Esta metafísica, distinguida de la teología en Santo Tomás, pero unida a ella, que se va desligando en el siglo XIV, alcanza su existencia como disciplina independiente y autónoma a fines del siglo XVI, en manos de Francisco Suárez (1548-1617). Las Disputationes metaphysicae (1597) son -si se prescinde del problemático Sapientiale, de Tomás de York, en el siglo XIII- el primer tratado de metafísica que ha existido, elaborado -son las propias palabras de Suárez- "distinta y separadamente". Suárez, que tiene que repensar la tradición en vista de las cosas, va a hacer una teología natural distinta de la sobrenatural o revelada; la metafísica sigue ordenada a la teología, porque Suárez es teólogo; pero es una fundamentación previa de ésta. La metafísica adquiere, pues, autonomía y figura de ciencia; tiene que hacerse cuestión de sí misma, de su tema y estructura.


Las Disputaciones metafísicas se inician con una discusión sobre el objeto de la metafísica; Suárez examina diversas opiniones y las critica, para llegar a su propia definición: el ente en cuanto ente real es el objeto total de la metafísica; y teniendo en cuenta el grado de abstracción que le es propio, la define como "la ciencia que contempla al ente en cuanto ente, o en cuanto prescinde de materia según el ser" (Disp. I, sect. III). La metafísica así entendida es una ciencia especulativa y no práctica, cuyo fin es la contemplación de la verdad por sí misma; se ocupa del conocimiento de las cosas y las causas más altas, de los entes más nobles y las nociones más universales y más abstractas; es, en suma, sabiduría, y la ciencia más apetecible naturalmente para el hombre en cuanto hombre.

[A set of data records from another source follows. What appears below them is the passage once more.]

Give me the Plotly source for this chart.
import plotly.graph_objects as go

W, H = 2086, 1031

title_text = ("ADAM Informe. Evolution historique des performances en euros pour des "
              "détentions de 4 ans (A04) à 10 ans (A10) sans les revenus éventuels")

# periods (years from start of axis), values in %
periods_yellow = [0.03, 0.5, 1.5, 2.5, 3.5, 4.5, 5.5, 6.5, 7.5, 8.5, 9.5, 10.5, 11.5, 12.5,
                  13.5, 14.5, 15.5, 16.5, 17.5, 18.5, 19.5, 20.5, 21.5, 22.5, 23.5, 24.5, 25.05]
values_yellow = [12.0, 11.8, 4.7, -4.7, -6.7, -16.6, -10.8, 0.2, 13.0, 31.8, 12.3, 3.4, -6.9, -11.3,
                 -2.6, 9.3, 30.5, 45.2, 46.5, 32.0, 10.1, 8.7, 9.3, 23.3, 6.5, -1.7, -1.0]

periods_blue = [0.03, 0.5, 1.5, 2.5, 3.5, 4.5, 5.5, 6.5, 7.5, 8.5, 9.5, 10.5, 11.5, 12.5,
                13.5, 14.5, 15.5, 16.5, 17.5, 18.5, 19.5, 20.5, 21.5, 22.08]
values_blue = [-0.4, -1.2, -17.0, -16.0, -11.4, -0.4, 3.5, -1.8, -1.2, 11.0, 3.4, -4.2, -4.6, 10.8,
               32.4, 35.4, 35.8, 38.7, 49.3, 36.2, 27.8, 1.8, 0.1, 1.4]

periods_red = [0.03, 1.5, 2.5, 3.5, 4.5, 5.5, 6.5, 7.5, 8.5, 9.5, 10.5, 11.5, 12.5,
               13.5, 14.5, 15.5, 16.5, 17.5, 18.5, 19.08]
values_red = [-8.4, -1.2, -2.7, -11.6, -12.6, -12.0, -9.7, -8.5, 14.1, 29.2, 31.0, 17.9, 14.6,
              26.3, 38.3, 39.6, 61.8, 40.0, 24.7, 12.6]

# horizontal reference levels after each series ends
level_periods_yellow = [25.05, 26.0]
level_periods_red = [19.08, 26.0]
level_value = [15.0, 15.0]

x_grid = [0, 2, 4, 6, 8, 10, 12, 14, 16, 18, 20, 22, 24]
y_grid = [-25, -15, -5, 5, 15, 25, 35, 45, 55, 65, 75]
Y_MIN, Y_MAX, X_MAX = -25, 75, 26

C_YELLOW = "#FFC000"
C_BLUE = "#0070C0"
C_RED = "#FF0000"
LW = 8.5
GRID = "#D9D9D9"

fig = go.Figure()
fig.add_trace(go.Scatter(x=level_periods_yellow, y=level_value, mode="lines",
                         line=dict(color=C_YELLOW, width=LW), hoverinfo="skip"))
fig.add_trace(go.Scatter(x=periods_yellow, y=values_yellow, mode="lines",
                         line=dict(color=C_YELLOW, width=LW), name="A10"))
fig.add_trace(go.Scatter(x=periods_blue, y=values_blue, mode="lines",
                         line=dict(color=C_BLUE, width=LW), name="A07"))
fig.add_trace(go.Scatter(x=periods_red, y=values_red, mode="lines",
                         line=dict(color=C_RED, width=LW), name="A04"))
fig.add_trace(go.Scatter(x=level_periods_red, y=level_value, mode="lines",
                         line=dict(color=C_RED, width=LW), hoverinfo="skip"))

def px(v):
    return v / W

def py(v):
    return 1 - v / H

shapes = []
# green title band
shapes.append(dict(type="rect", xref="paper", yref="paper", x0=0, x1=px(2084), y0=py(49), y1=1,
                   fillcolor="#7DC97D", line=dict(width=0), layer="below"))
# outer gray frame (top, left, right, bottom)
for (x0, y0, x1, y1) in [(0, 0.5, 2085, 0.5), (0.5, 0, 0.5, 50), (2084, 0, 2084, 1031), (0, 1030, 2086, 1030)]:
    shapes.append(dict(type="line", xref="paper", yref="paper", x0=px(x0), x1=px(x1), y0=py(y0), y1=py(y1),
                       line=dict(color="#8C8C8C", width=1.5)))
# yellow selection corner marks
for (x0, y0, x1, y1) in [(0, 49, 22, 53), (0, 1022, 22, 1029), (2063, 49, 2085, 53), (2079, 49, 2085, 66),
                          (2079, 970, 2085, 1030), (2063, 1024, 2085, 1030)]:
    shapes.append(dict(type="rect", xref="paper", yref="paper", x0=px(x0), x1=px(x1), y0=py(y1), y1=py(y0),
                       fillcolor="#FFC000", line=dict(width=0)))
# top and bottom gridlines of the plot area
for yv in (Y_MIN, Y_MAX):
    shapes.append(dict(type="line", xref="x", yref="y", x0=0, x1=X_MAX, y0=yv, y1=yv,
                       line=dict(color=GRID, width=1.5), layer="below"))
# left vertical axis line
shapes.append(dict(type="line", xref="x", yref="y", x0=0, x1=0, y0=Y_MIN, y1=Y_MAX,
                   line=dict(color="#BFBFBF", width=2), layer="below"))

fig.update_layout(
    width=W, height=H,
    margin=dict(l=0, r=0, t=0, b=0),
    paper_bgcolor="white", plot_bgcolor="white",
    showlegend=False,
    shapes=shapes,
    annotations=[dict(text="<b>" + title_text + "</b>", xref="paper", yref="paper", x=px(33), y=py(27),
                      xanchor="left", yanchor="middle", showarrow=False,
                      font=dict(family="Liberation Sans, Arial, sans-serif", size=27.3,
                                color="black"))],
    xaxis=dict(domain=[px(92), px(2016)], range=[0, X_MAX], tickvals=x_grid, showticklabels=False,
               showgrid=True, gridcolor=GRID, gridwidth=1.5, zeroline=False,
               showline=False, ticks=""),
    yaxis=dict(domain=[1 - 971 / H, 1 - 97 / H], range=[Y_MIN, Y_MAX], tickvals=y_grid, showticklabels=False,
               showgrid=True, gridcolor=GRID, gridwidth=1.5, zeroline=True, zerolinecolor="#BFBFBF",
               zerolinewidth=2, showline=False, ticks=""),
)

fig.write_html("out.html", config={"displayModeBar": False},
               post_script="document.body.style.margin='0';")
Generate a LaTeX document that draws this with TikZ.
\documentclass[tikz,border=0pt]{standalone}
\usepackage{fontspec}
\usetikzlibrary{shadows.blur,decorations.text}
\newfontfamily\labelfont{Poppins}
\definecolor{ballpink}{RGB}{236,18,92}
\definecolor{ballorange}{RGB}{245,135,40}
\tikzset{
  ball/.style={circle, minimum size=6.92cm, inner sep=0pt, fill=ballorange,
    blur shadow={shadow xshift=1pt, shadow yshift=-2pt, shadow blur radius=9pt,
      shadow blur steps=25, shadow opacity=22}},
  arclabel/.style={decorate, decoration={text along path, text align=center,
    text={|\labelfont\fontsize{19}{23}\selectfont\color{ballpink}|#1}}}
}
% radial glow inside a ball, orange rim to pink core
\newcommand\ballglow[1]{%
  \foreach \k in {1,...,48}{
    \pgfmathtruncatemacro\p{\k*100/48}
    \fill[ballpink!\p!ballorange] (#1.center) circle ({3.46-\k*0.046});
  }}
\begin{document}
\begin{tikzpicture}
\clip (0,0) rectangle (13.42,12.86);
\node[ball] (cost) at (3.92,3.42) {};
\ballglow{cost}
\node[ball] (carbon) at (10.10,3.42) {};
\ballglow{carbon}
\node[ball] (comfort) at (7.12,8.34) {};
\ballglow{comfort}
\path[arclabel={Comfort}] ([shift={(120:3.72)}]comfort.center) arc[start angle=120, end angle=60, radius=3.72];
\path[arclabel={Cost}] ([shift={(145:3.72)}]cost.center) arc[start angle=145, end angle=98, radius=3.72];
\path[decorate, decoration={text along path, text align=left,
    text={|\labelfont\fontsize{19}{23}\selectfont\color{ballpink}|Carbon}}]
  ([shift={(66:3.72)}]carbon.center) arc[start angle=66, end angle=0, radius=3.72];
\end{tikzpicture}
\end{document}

Finalmente, el esquema de la metafísica sufre una última inflexión en el siglo XVIII. Descartes había renovado la expresión aristotélica en el título latino original de sus Meditationes de prima philosophia, y había centrado este saber en las cuestiones de la existencia de Dios y la inmortalidad del alma. A partir de aquí y especialmente de la distinción cartesiana entre la sustancia pensante y la sustancia extensa, toda la metafísica del siglo XVII -Malebranche, Spinoza, Leibniz, Berkeley- va a tener como tema central el problema de la comunicación de las sustancias, en conexión estricta con la realidad del mundo exterior y la existencia de Dios. Cuando se llega, en manos de Wolff (1679-1754), a un "escolasticismo" de la filosofía moderna, aparece un esquema de la metafísica que va a influir sobre todo en la neoescolástica tomista desde la segunda mitad del siglo XIX. Para Wolff, la metafísica se divide en metafísica general u ontología y metafísica especial, que comprende tres ciencias: cosmología racional, psicología racional, teología natural. Ésta es la última forma de lo que podemos llamar "metafísica clásica", anterior a la crisis que, iniciada en la filosofía inglesa desde el siglo XVII, alcanza su forma madura en la Crítica de la razón pura, de Kant. Al ponerse en duda la posibilidad misma de la metafísica, se hace necesaria una reflexión distinta y más honda sobre sus supuestos y su justificación; y toda metafísica posterior a la crisis kantiana está condicionada por venir de ella, por haberse constituido y afirmado teniéndola en cuenta y, por consiguiente, absorbiéndola e incluyéndola en sus entrañas.